Groundwater Flow and Dynamics
Groundwater flow is governed by Darcy's Law, which describes the flow of a fluid through a porous medium. The flow direction and velocity are influenced by the hydraulic gradient, which is the slope of the water table or potentiometric surface. Groundwater moves from areas of high hydraulic head to low hydraulic head, typically discharging into rivers, lakes, or oceans. The study of groundwater flow includes understanding recharge and discharge areas, flow paths, and residence times, which are critical for managing water resources and predicting the impact of human activities.
Groundwater and Surface Water Interaction
The interaction between groundwater and surface water is a vital aspect of hydrogeology. These interactions occur in various forms, such as baseflow to rivers, seepage into lakes, and spring discharge. Groundwater can sustain surface water bodies during dry periods, while surface water can recharge aquifers. Understanding these interactions is essential for managing water resources, protecting aquatic ecosystems, and mitigating the effects of pollution.
Contaminant Transport in Groundwater
Groundwater contamination is a significant environmental concern, often resulting from industrial activities, agricultural practices, and waste disposal. Contaminants can include nitrates, heavy metals, pesticides, and organic compounds. The transport of contaminants in groundwater is influenced by advection, dispersion, diffusion, and chemical reactions. Hydrogeologists use models to predict contaminant movement and assess the risk to water supplies and ecosystems. Remediation strategies may involve natural attenuation, pump-and-treat systems, or in-situ treatments.

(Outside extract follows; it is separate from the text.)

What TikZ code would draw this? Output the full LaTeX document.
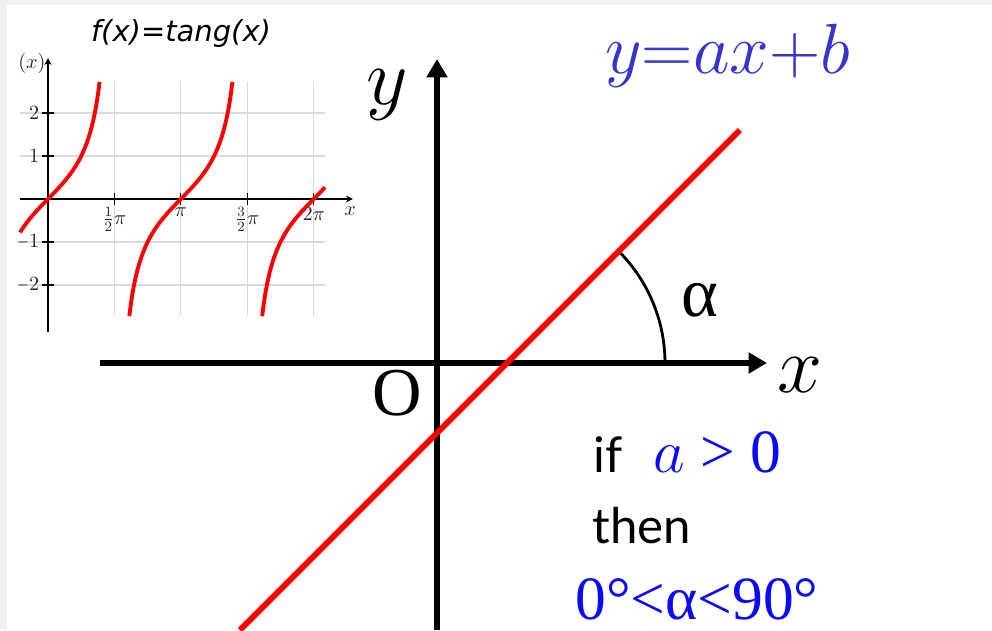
\RequirePackage{fix-cm}
\documentclass[tikz,border=0pt]{standalone}
\usepackage{fontspec}
\usepackage{tikz}
\newfontfamily\timesfont{Liberation Serif}
\newfontfamily\gillfont{Lato}
\newfontfamily\titlefont{DejaVu Sans}
\definecolor{linered}{RGB}{255,0,0}
\definecolor{eqblue}{RGB}{52,52,206}
\definecolor{condblue}{RGB}{10,10,250}
\definecolor{bordergray}{RGB}{240,240,240}
\definecolor{gridgray}{RGB}{218,218,218}
\usetikzlibrary{arrows.meta}
\tikzset{
    mainaxis/.style={-{Triangle[length=10.5pt, width=11.5pt]}, line width=3.4pt, black},
    redline/.style={line width=3.4pt, color=linered},
    anglearc/.style={line width=1.6pt, black},
    inaxis/.style={-{Stealth[length=4pt, width=4pt]}, line width=1.1pt, black},
    ingrid/.style={line width=0.6pt, color=gridgray},
    intick/.style={line width=0.6pt, black},
    tanplot/.style={line width=2.2pt, color=linered, smooth, samples=60},
    ticklab/.style={inner sep=0pt, font=\fontsize{11.5}{13}\selectfont, text=black!85},
    axislabel/.style={inner sep=0pt, font=\fontsize{46}{52}\selectfont},
    greeklabel/.style={inner sep=0pt, font=\timesfont\fontsize{40}{46}\selectfont},
}

\begin{document}
\begin{tikzpicture}[x=0.02cm, y=-0.02cm]
    % Page and border
    \useasboundingbox (0,0) rectangle (992,630);
    \fill[bordergray] (0,0) rectangle (992,630);
    \fill[white] (7,5) rectangle (992,630);

    % Inset graph of the tangent
    \node[inner sep=0pt, font=\titlefont\fontsize{16.5}{19}\selectfont\itshape] (title) at (181,33) {f(x)=tang(x)};
    \begin{scope}
        \clip (18,40) rectangle (372,345);
        \begin{scope}[shift={(48,199)}, x=0.846cm, y=0.86cm]
            \foreach \k in {-2,-1,1,2}
                \draw[ingrid] (-0.66,\k) -- (6.55,\k);
            \foreach \k in {1,2,3,4}
                \draw[ingrid] ({\k*pi/2},-2.72) -- ({\k*pi/2},2.72);
            \draw[inaxis] (-0.66,0) -- (7.21,0);
            \draw[inaxis] (0,-3.09) -- (0,3.28);
            \foreach \k in {-2,-1,1,2}
                \draw[intick] (-0.14,\k) -- (0.14,\k);
            \foreach \k in {1,2,3,4}
                \draw[intick] ({\k*pi/2},-0.14) -- ({\k*pi/2},0.14);
            \node[ticklab, anchor=east] (ytwo) at (-0.2,2) {$2$};
            \node[ticklab, anchor=east] (yone) at (-0.2,1) {$1$};
            \node[ticklab, anchor=east] (ymone) at (-0.2,-1) {$-1$};
            \node[ticklab, anchor=east] (ymtwo) at (-0.2,-2) {$-2$};
            \node[ticklab, anchor=north] (xhalf) at ({pi/2},-0.19) {$\frac{1}{2}\pi$};
            \node[ticklab, anchor=north] (xpi) at ({pi},-0.19) {$\pi$};
            \node[ticklab, anchor=north] (xthree) at ({3*pi/2},-0.19) {$\frac{3}{2}\pi$};
            \node[ticklab, anchor=north] (xtwo) at ({2*pi},-0.19) {$2\pi$};
            \node[ticklab, anchor=west] (xname) at (7.0,-0.28) {$x$};
            \node[ticklab, anchor=east] (fxname) at (-0.05,3.16) {$f(x)$};
            \draw[tanplot] plot[domain=-0.66:1.219] (\x,{tan(\x r)});
            \draw[tanplot] plot[domain=1.9226:4.3606] (\x,{tan(\x r)});
            \draw[tanplot] plot[domain=5.0642:6.55] (\x,{tan(\x r)});
        \end{scope}
    \end{scope}

    % Main axes
    \coordinate (origin) at (437,363);
    \coordinate (xstart) at (100,363);
    \coordinate (xend) at (767,363);
    \coordinate (ystart) at (437,630);
    \coordinate (yend) at (437,59);
    \draw[mainaxis] (xstart) -- (xend);
    \draw[mainaxis] (ystart) -- (yend);
    \node[axislabel] (ylab) at (387,95) {$y$};
    \node[axislabel] (xlab) at (800,375) {$x$};
    \node[inner sep=0pt, font=\timesfont\fontsize{39}{45}\selectfont] (olab) at (397,393) {O};

    % Line y=ax+b and its angle
    \coordinate (lowend) at (240,630);
    \coordinate (highend) at (740,130);
    \coordinate (cross) at (507,363);
    \draw[anglearc] (cross) ++(158,0) arc[start angle=0, end angle=-45, radius=158];
    \draw[redline] (lowend) -- (highend);
    \node[greeklabel] (alphalab) at (700,300) {α};

    % Texts
    \node[inner sep=0pt, anchor=base west, text=eqblue, font=\fontsize{40.5}{46}\selectfont] (eq) at (605,73) {$y{=}ax{+}b$};
    \node[inner sep=0pt, anchor=base west, font=\gillfont\fontsize{28}{32}\selectfont] (iflab) at (593,472) {if};
    \node[inner sep=0pt, anchor=base west, text=condblue, font=\timesfont\fontsize{35}{40}\selectfont] (cond) at (653,472) {$a$ > 0};
    \node[inner sep=0pt, anchor=base west, font=\gillfont\fontsize{28}{32}\selectfont] (thenlab) at (592,543) {then};
    \node[inner sep=0pt, anchor=base west, text=condblue, font=\timesfont\fontsize{35}{40}\selectfont] (result) at (575,619) {0°<α<90°};
\end{tikzpicture}
\end{document}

Groundwater Management and Sustainability
Effective groundwater management is crucial for ensuring sustainable water resources. This involves monitoring groundwater levels, assessing recharge rates, and managing withdrawals to prevent over-exploitation. Sustainable management practices include artificial recharge, conjunctive use of surface and groundwater, and demand management. Policies and regulations are essential to protect groundwater quality and quantity, balancing human needs with environmental protection.
Hydrogeology and Climate Change
Climate change poses challenges to groundwater resources, affecting recharge rates, water quality, and availability. Changes in precipitation patterns, increased evaporation, and sea-level rise can alter groundwater dynamics. Hydrogeologists study these impacts to develop adaptive management strategies, ensuring water security and ecosystem resilience in a changing climate.
Applications in Environmental Science
Hydrogeology is integral to various environmental applications, including wetland restoration, habitat conservation, and land-use planning. It supports the assessment of environmental impacts from development projects, guiding mitigation measures to protect water resources and ecosystems. Hydrogeologists collaborate with other scientists and policymakers to address complex environmental challenges, promoting sustainable development and resource management.